La Habana es una ciudad controvertida y mítica a causa de su devenir histórico, es una ciudad sitiada y sufriente. Cuba lleva más de sesenta años sometida a un doble estado de sitio: el que se le aplica desde dentro y el que, crónicamente fracasado, le viene impuesto desde afuera. Al final, el sufrimiento lo padecen la mayoría de los cubanos, que por cierto no son los que imponen los bloqueos. Los causantes de tanto daño irreversible son, por un lado, el demodé Partido Comunista de Cuba, interesado protector de la nomenklatura/comunistocapitalista/hotelera/cubana y por el otro, los gobiernos norteamericanos (republicanos y demócratas), curiosamente cómplices con el temido y odiado Gobierno cubano en esa agresión crónica a un pueblo traumatizado para generaciones. Hoy, más que nunca antes, sólo una burda pero efectiva copia de la Stasi y un ejército en manos de caducos generales revolucionarios pueden impedir un levantamiento popular incontrolado. Pero recordemos cómo acabó Ceuaucescu.

Quienes mandan, manipulan, por ideologías, por intereses económicos, geoestratégicos, por caprichos y megalomanías, manipulan. Ucrania está siendo un ejemplo claro, un Putin acomplejado, egocéntrico, carnicero y vengativo, ha desencadenado el sufrimiento sobre millones de seres humanos que le importan un carajo. Miremos hacia atrás en nuestra historia reciente, un George Busch/hijo, mentiroso, inculto y pistolero, pegó la patada al avispero de Oriente Medio y desde entonces las consecuencias las estamos sufriendo todos. Y para más inri, esos valerosos exportadores de democracia a ‘misilazos’, que son capaces de esposarte (o mucho peor) por un exceso de velocidad, se la cogen con papel de fumar ante un multi-delincuente impresentable que les presidió y que puede volver a presidirles. Estos invencibles soldados de película en color acabaron saliendo de Afganistán por piernas, sí, con toda la cara ‘se hicieron un Vietnam’, porque ellos sí pueden. El que no podía era Rodríguez Zapatero, al que tildaron de cobarde e incumplidor por sacar a sus tropas de manera precipitada del nuevo infierno que los gringos estaban comenzando a crear (había avisado en su programa electoral). Diferentes y burdas varas de medir, cinismo imperialista, sea del signo que sea. El pueblo siempre acaba pagando el pato. Lo paga de manera directa (ahora toca a ucranianos, rusos y afganos) o de rebote (lo que nos está cayendo a todos los demás). La Historia está trufada de personajes maléficos al mando de poderes absolutos -a veces hasta disfrazados de demócratas- de visionarios sin escrúpulos que, desde su confort cobarde (quisiera verlos a ellos o a sus hijos en primera línea del frente), deciden sobre millones de indefensos. ¿A qué juegan estos malditos? Como dijo en un poema un indignado Federico García Lorca, «¡les escupo en la cara!».
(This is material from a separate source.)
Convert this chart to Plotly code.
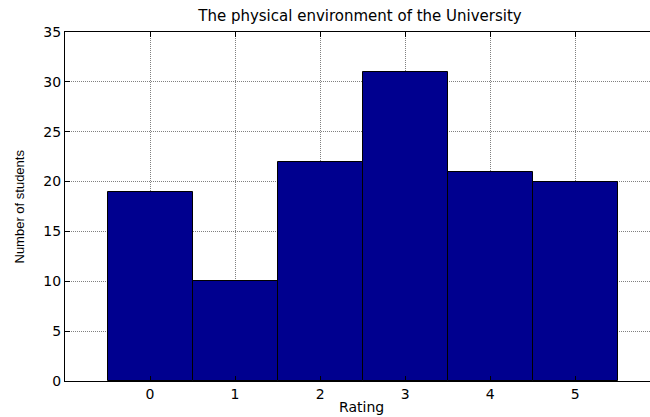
import plotly.graph_objects as go

ratings = [0, 1, 2, 3, 4, 5]
students = [19, 10, 22, 31, 21, 20]
y_ticks = [0, 5, 10, 15, 20, 25, 30, 35]

W, H = 650, 417
L, T, B = 65, 32, 381
PW, PH = W - L, B - T

wide = "DejaVu Sans, Verdana, sans-serif"
narrow = "Liberation Sans, Arial, sans-serif"

fig = go.Figure(go.Bar(
    x=ratings, y=students, width=1,
    marker=dict(color="#00008F", line=dict(color="black", width=1)),
))

fig.update_layout(
    width=W, height=H,
    margin=dict(l=L, r=0, t=T, b=H - B, autoexpand=False),
    plot_bgcolor="white", paper_bgcolor="white",
    showlegend=False,
    font=dict(family=wide, size=14, color="black"),
    title=dict(text="The physical environment of the University",
               x=360 / W, xref="container", xanchor="center",
               y=1 - 16 / H, yref="container", yanchor="middle",
               font=dict(family=wide, size=15, color="black")),
    bargap=0,
)
fig.update_xaxes(
    range=[-1, 5.88], tickvals=ratings, ticks="inside", ticklen=5, tickcolor="black",
    showline=True, linecolor="black", linewidth=1, mirror="ticks",
    showgrid=True, gridcolor="#808080", griddash="1px,1px", gridwidth=1,
    zeroline=False, automargin=False,
    tickfont=dict(family=wide, size=14),
)
fig.update_yaxes(
    range=[0, 35], tickvals=y_ticks, ticks="inside", ticklen=5, tickcolor="black",
    showline=True, linecolor="black", linewidth=1, mirror=False,
    showgrid=True, gridcolor="#808080", griddash="1px,1px", gridwidth=1,
    zeroline=False, automargin=False,
    tickfont=dict(family=wide, size=14),
)

fig.add_annotation(text="Rating", x=(361 - L) / PW, y=(B - 407) / PH,
                   xref="paper", yref="paper",
                   showarrow=False, xanchor="center", yanchor="middle",
                   font=dict(family=wide, size=14, color="black"))
fig.add_annotation(text="Number of students", x=(19 - L) / PW, y=0.5,
                   xref="paper", yref="paper", textangle=-90,
                   showarrow=False, xanchor="center", yanchor="middle",
                   font=dict(family=narrow, size=13, color="black"))

fig.write_html("out.html", config={"displayModeBar": False},
               post_script="document.body.style.margin='0';document.body.style.overflow='hidden';")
Pongamos los pies en el suelo, relajemos el tono. El cine que se hace en Cuba se mueve dentro de las limitaciones que su dramática situación conlleva. Porque la gente no tiene más remedio que seguir adelante con su vida, sobrellevando tanto desasosiego. Allí, en el festival internacional de Gibara, a dos horas de Holguín, Provincia de Oriente, nació y se popularizó el concepto ‘cine pobre’, con todo su sentido. Sin duda esto tiene su origen en la escuela de San Antonio de los Baños, a pocos kilómetros de La Habana, cuya fama atrae desde hace tantos años a estudiantes de cine de otros países, que acuden a ella para enriquecerse con pinceladas de creatividad espartana.
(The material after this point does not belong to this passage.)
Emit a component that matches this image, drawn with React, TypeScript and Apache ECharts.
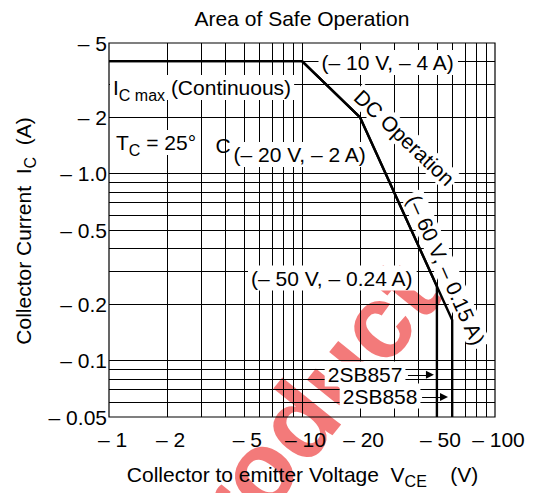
import React, { useEffect, useRef } from 'react';
import * as echarts from 'echarts';

const FONT = '"Liberation Sans", Arial, Helvetica, sans-serif';

// Axis ticks and labels
const voltageTicks = [1, 2, 5, 10, 20, 50, 100];
const voltageTickLabels = ['– 1', '– 2', '– 5', '– 10', '– 20', '– 50', '– 100'];
const currentTicks = [0.05, 0.1, 0.2, 0.5, 1, 2, 5];
const currentTickLabels = ['– 0.05', '– 0.1', '– 0.2', '– 0.5', '– 1.0', '– 2', '– 5'];

// Log grid lines
const voltageGrid = [2, 3, 4, 5, 6, 7, 8, 9, 10, 20, 30, 40, 50, 60, 70, 80, 90];
const currentGrid = [0.06, 0.07, 0.08, 0.09, 0.1, 0.2, 0.3, 0.4, 0.5, 0.6, 0.7, 0.8, 0.9, 1, 2, 3, 4];

// Safe operating area boundaries (V, A)
const sb857Voltage = [1, 10, 20, 50, 50];
const sb857Current = [4, 4, 2, 0.25, 0.05];
const sb858Voltage = [1, 10, 20, 60, 60];
const sb858Current = [4, 4, 2, 0.165, 0.05];

// Pointer arrows (V from, V to, A)
const arrow857 = [35.4, 46, 0.084];
const arrow858 = [41.9, 54.4, 0.064];

const pick = (vals: number[], labels: string[], v: number) => {
  let best = 0;
  for (let i = 0; i < vals.length; i++) {
    if (Math.abs(Math.log(vals[i]) - Math.log(v)) < Math.abs(Math.log(vals[best]) - Math.log(v))) best = i;
  }
  return labels[best];
};

const rich = {
  m: { fontSize: 21, lineHeight: 21, fontFamily: FONT, fill: '#000', verticalAlign: 'top' },
  s: { fontSize: 16, lineHeight: 16, fontFamily: FONT, fill: '#000', verticalAlign: 'top', padding: [10, 0, 0, 0] },
};

const boxText = (x: number, y: number, text: string, extra: any = {}) => {
  const pad = (extra.style && extra.style.padding) || [2, 3, 2, 3];
  return {
    type: 'text',
    x,
    y,
    z: 6,
    silent: true,
    rotation: extra.rotation || 0,
    style: {
      text,
      fill: '#000',
      fontSize: 21,
      fontFamily: FONT,
      align: 'left',
      verticalAlign: 'middle',
      backgroundColor: '#fff',
      padding: pad,
      ...(extra.style || {}),
    },
  };
};

const arrowMarkLine = (a: number[]) => ({
  silent: true,
  z: 11,
  symbol: ['none', 'triangle'],
  symbolSize: 8,
  label: { show: false },
  emphasis: { disabled: true },
  lineStyle: { color: '#000', width: 1, type: 'solid' },
  data: [[{ coord: [a[0], a[2]] }, { coord: [a[1], a[2]] }]],
});

const option: any = {
  animation: false,
  backgroundColor: '#fff',
  grid: {
    left: 109,
    top: 43,
    width: 386,
    height: 374,
    show: true,
    borderColor: '#000',
    borderWidth: 1.2,
    backgroundColor: 'transparent',
    containLabel: false,
    outerBoundsMode: 'none',
    z: 2,
  },
  xAxis: {
    type: 'log',
    logBase: 10,
    min: 1,
    max: 100,
    z: 3,
    axisLine: { show: false },
    axisTick: { show: false },
    splitLine: { show: false },
    axisLabel: {
      customValues: voltageTicks,
      formatter: (v: number) => pick(voltageTicks, voltageTickLabels, v),
      fontSize: 21,
      fontFamily: FONT,
      color: '#000',
      margin: 12,
      padding: [0, 0, 0, 7],
      showMinLabel: true,
      showMaxLabel: true,
      hideOverlap: false,
    },
  },
  yAxis: {
    type: 'log',
    logBase: 10,
    min: 0.05,
    max: 5,
    z: 3,
    axisLine: { show: false },
    axisTick: { show: false },
    splitLine: { show: false },
    axisLabel: {
      customValues: currentTicks,
      formatter: (v: number) => pick(currentTicks, currentTickLabels, v),
      fontSize: 21,
      fontFamily: FONT,
      color: '#000',
      margin: 2,
      showMinLabel: true,
      showMaxLabel: true,
      hideOverlap: false,
    },
  },
  series: [
    {
      type: 'line',
      name: 'grid',
      data: [[1, 1]],
      symbol: 'none',
      showSymbol: false,
      lineStyle: { opacity: 0 },
      silent: true,
      z: 1,
      markLine: {
        silent: true,
        z: 1,
        symbol: ['none', 'none'],
        label: { show: false },
        emphasis: { disabled: true },
        lineStyle: { color: '#000', width: 1, type: 'solid' },
        data: [
          ...voltageGrid.map((v) => ({ xAxis: v })),
          ...currentGrid.map((c) => ({ yAxis: c })),
        ],
      },
    },
    {
      type: 'line',
      name: '2SB857',
      data: sb857Voltage.map((v, i) => [v, sb857Current[i]]),
      symbol: 'none',
      showSymbol: false,
      lineStyle: { color: '#000', width: 2.4 },
      silent: true,
      z: 10,
      markLine: arrowMarkLine(arrow857),
    },
    {
      type: 'line',
      name: '2SB858',
      data: sb858Voltage.map((v, i) => [v, sb858Current[i]]),
      symbol: 'none',
      showSymbol: false,
      lineStyle: { color: '#000', width: 2.4 },
      silent: true,
      z: 10,
      markLine: arrowMarkLine(arrow858),
    },
  ],
  graphic: [
    // watermark
    {
      type: 'text',
      x: 292,
      y: 428,
      rotation: 0.89,
      z: 0,
      silent: true,
      style: {
        text: 'Product',
        fontSize: 104,
        fontWeight: 'bold',
        fontFamily: FONT,
        fill: 'rgba(236,40,40,0.62)',
        align: 'center',
        verticalAlign: 'middle',
      },
    },
    // title
    {
      type: 'text',
      x: 302,
      y: 18,
      z: 6,
      silent: true,
      style: {
        text: 'Area of Safe Operation',
        fontSize: 21,
        fontFamily: FONT,
        fill: '#000',
        align: 'center',
        verticalAlign: 'middle',
      },
    },
    // x axis name
    {
      type: 'text',
      x: 302.5,
      y: 474,
      z: 6,
      silent: true,
      style: {
        text: '{m|Collector to emitter Voltage\u00a0\u00a0V}{s|CE}{m|\u00a0\u00a0\u00a0\u00a0(V)}',
        rich,
        align: 'center',
        verticalAlign: 'middle',
      },
    },
    // y axis name
    {
      type: 'text',
      x: 23,
      y: 231,
      rotation: Math.PI / 2,
      z: 6,
      silent: true,
      style: {
        text: '{m|Collector Current\u00a0\u00a0I}{s|C}{m|\u00a0\u00a0(A)}',
        rich,
        align: 'center',
        verticalAlign: 'middle',
      },
    },
    // annotations
    boxText(110, 75, '{m|I}{s|C max}{m| (Continuous)}', {
      style: { rich, verticalAlign: 'top' },
    }),
    boxText(113, 130, '{m|T}{s|C}{m| = 25°}', {
      style: { rich, verticalAlign: 'top' },
    }),
    {
      type: 'text',
      x: 215.5,
      y: 145,
      z: 6,
      silent: true,
      style: {
        text: 'C',
        fontSize: 21,
        fontFamily: FONT,
        fill: '#000',
        align: 'left',
        verticalAlign: 'middle',
      },
    },
    boxText(318.5, 62.5, '(– 10 V, – 4 A)'),
    boxText(230.5, 154.5, '(– 20 V, – 2 A)'),
    boxText(248, 278, '(– 50 V, – 0.24 A)'),
    boxText(404.4, 137.6, 'DC Operation', {
      rotation: -0.757,
      style: { align: 'center', padding: [1, 3, 1, 3] },
    }),
    boxText(446, 270, '(– 60 V, – 0.15 A)', {
      rotation: -1.15,
      style: { align: 'center', padding: [1, 3, 1, 3] },
    }),
    boxText(324.7, 374, '2SB857'),
    boxText(339.7, 396, '2SB858'),
  ],
};

export default function App() {
  const ref = useRef<HTMLDivElement>(null);
  useEffect(() => {
    const chart = echarts.init(ref.current as HTMLDivElement, undefined, {
      renderer: 'svg',
      width: 536,
      height: 493,
    });
    chart.setOption(option);
    return () => chart.dispose();
  }, []);
  return (
    <div
      ref={ref}
      style={{ position: 'fixed', left: 0, top: 0, width: 536, height: 493, background: '#fff' }}
    />
  );
}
Personajes como Luisa María han profesionalizado su vocación, heroicamente, sorteando esas carencias materiales y vitales y asumiendo, con estoicismo, que la vida les ha asignado un papel brillante en un lugar difícil.

Cuando enseñé a un amigo la fotografía que encabeza el artículo, en la que la Jiménez es dirigida por la realizadora Magda Gonzáles (el gesto de su mano, en primer plano), exclamó para sí: «¡Anna Magnani!» El carisma sufriente de una actriz de raza.